**What you have to do**: Write each line out again exactly as written.

**Provided material**:
>> begin

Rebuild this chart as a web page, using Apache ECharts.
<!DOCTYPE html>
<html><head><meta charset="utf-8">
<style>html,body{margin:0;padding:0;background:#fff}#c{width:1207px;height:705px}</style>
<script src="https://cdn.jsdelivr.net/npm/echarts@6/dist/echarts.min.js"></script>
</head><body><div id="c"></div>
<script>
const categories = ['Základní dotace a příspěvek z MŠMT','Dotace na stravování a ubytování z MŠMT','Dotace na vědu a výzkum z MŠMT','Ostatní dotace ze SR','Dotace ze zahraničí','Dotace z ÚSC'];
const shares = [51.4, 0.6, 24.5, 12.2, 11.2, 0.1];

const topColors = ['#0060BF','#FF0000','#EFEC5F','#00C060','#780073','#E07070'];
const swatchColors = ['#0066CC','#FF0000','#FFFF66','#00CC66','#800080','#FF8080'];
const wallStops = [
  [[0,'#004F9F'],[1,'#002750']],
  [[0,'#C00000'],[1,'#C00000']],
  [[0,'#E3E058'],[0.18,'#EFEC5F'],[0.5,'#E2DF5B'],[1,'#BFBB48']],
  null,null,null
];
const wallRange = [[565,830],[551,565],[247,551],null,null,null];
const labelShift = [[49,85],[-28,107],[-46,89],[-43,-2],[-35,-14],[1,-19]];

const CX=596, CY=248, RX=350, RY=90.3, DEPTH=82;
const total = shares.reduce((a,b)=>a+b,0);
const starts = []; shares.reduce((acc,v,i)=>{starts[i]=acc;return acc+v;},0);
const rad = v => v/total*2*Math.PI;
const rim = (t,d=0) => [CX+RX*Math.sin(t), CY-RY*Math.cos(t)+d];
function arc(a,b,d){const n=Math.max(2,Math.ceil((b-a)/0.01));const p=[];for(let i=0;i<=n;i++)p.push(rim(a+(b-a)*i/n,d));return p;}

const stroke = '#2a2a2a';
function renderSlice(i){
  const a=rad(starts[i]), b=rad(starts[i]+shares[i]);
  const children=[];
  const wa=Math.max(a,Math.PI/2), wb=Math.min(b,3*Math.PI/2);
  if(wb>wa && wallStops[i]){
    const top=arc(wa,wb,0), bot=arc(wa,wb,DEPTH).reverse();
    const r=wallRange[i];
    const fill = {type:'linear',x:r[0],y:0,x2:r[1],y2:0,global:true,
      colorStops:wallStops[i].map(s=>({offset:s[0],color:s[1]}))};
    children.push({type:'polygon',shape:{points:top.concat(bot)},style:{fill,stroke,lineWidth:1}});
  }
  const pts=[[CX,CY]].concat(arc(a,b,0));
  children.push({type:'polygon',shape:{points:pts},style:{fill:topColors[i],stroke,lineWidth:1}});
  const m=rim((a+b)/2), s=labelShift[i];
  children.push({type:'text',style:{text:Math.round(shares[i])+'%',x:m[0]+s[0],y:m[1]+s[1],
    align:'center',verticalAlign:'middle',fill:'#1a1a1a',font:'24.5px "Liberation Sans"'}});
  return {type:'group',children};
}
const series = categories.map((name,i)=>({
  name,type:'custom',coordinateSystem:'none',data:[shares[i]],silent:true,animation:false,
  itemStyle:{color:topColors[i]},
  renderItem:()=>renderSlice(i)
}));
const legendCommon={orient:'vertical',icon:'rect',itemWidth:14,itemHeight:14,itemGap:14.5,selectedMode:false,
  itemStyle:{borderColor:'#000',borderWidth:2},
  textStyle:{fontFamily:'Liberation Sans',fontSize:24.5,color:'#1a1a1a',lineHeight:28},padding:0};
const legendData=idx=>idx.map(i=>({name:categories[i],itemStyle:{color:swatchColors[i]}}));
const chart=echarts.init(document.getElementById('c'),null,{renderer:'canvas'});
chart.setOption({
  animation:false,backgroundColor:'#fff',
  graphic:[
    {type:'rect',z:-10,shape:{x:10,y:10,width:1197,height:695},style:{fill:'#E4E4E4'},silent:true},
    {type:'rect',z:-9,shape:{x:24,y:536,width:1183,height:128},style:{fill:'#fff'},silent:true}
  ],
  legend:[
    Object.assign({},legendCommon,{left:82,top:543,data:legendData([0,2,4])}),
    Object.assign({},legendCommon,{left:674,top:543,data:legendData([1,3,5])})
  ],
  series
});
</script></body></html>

>> end

**Correct answer**:
Rebuild this chart as a web page, using Apache ECharts.
<!DOCTYPE html>
<html><head><meta charset="utf-8">
<style>html,body{margin:0;padding:0;background:#fff}#c{width:1207px;height:705px}</style>
<script src="https://cdn.jsdelivr.net/npm/echarts@6/dist/echarts.min.js"></script>
</head><body><div id="c"></div>
<script>
const categories = ['Základní dotace a příspěvek z MŠMT','Dotace na stravování a ubytování z MŠMT','Dotace na vědu a výzkum z MŠMT','Ostatní dotace ze SR','Dotace ze zahraničí','Dotace z ÚSC'];
const shares = [51.4, 0.6, 24.5, 12.2, 11.2, 0.1];

const topColors = ['#0060BF','#FF0000','#EFEC5F','#00C060','#780073','#E07070'];
const swatchColors = ['#0066CC','#FF0000','#FFFF66','#00CC66','#800080','#FF8080'];
const wallStops = [
  [[0,'#004F9F'],[1,'#002750']],
  [[0,'#C00000'],[1,'#C00000']],
  [[0,'#E3E058'],[0.18,'#EFEC5F'],[0.5,'#E2DF5B'],[1,'#BFBB48']],
  null,null,null
];
const wallRange = [[565,830],[551,565],[247,551],null,null,null];
const labelShift = [[49,85],[-28,107],[-46,89],[-43,-2],[-35,-14],[1,-19]];

const CX=596, CY=248, RX=350, RY=90.3, DEPTH=82;
const total = shares.reduce((a,b)=>a+b,0);
const starts = []; shares.reduce((acc,v,i)=>{starts[i]=acc;return acc+v;},0);
const rad = v => v/total*2*Math.PI;
const rim = (t,d=0) => [CX+RX*Math.sin(t), CY-RY*Math.cos(t)+d];
function arc(a,b,d){const n=Math.max(2,Math.ceil((b-a)/0.01));const p=[];for(let i=0;i<=n;i++)p.push(rim(a+(b-a)*i/n,d));return p;}

const stroke = '#2a2a2a';
function renderSlice(i){
  const a=rad(starts[i]), b=rad(starts[i]+shares[i]);
  const children=[];
  const wa=Math.max(a,Math.PI/2), wb=Math.min(b,3*Math.PI/2);
  if(wb>wa && wallStops[i]){
    const top=arc(wa,wb,0), bot=arc(wa,wb,DEPTH).reverse();
    const r=wallRange[i];
    const fill = {type:'linear',x:r[0],y:0,x2:r[1],y2:0,global:true,
      colorStops:wallStops[i].map(s=>({offset:s[0],color:s[1]}))};
    children.push({type:'polygon',shape:{points:top.concat(bot)},style:{fill,stroke,lineWidth:1}});
  }
  const pts=[[CX,CY]].concat(arc(a,b,0));
  children.push({type:'polygon',shape:{points:pts},style:{fill:topColors[i],stroke,lineWidth:1}});
  const m=rim((a+b)/2), s=labelShift[i];
  children.push({type:'text',style:{text:Math.round(shares[i])+'%',x:m[0]+s[0],y:m[1]+s[1],
    align:'center',verticalAlign:'middle',fill:'#1a1a1a',font:'24.5px "Liberation Sans"'}});
  return {type:'group',children};
}
const series = categories.map((name,i)=>({
  name,type:'custom',coordinateSystem:'none',data:[shares[i]],silent:true,animation:false,
  itemStyle:{color:topColors[i]},
  renderItem:()=>renderSlice(i)
}));
const legendCommon={orient:'vertical',icon:'rect',itemWidth:14,itemHeight:14,itemGap:14.5,selectedMode:false,
  itemStyle:{borderColor:'#000',borderWidth:2},
  textStyle:{fontFamily:'Liberation Sans',fontSize:24.5,color:'#1a1a1a',lineHeight:28},padding:0};
const legendData=idx=>idx.map(i=>({name:categories[i],itemStyle:{color:swatchColors[i]}}));
const chart=echarts.init(document.getElementById('c'),null,{renderer:'canvas'});
chart.setOption({
  animation:false,backgroundColor:'#fff',
  graphic:[
    {type:'rect',z:-10,shape:{x:10,y:10,width:1197,height:695},style:{fill:'#E4E4E4'},silent:true},
    {type:'rect',z:-9,shape:{x:24,y:536,width:1183,height:128},style:{fill:'#fff'},silent:true}
  ],
  legend:[
    Object.assign({},legendCommon,{left:82,top:543,data:legendData([0,2,4])}),
    Object.assign({},legendCommon,{left:674,top:543,data:legendData([1,3,5])})
  ],
  series
});
</script></body></html>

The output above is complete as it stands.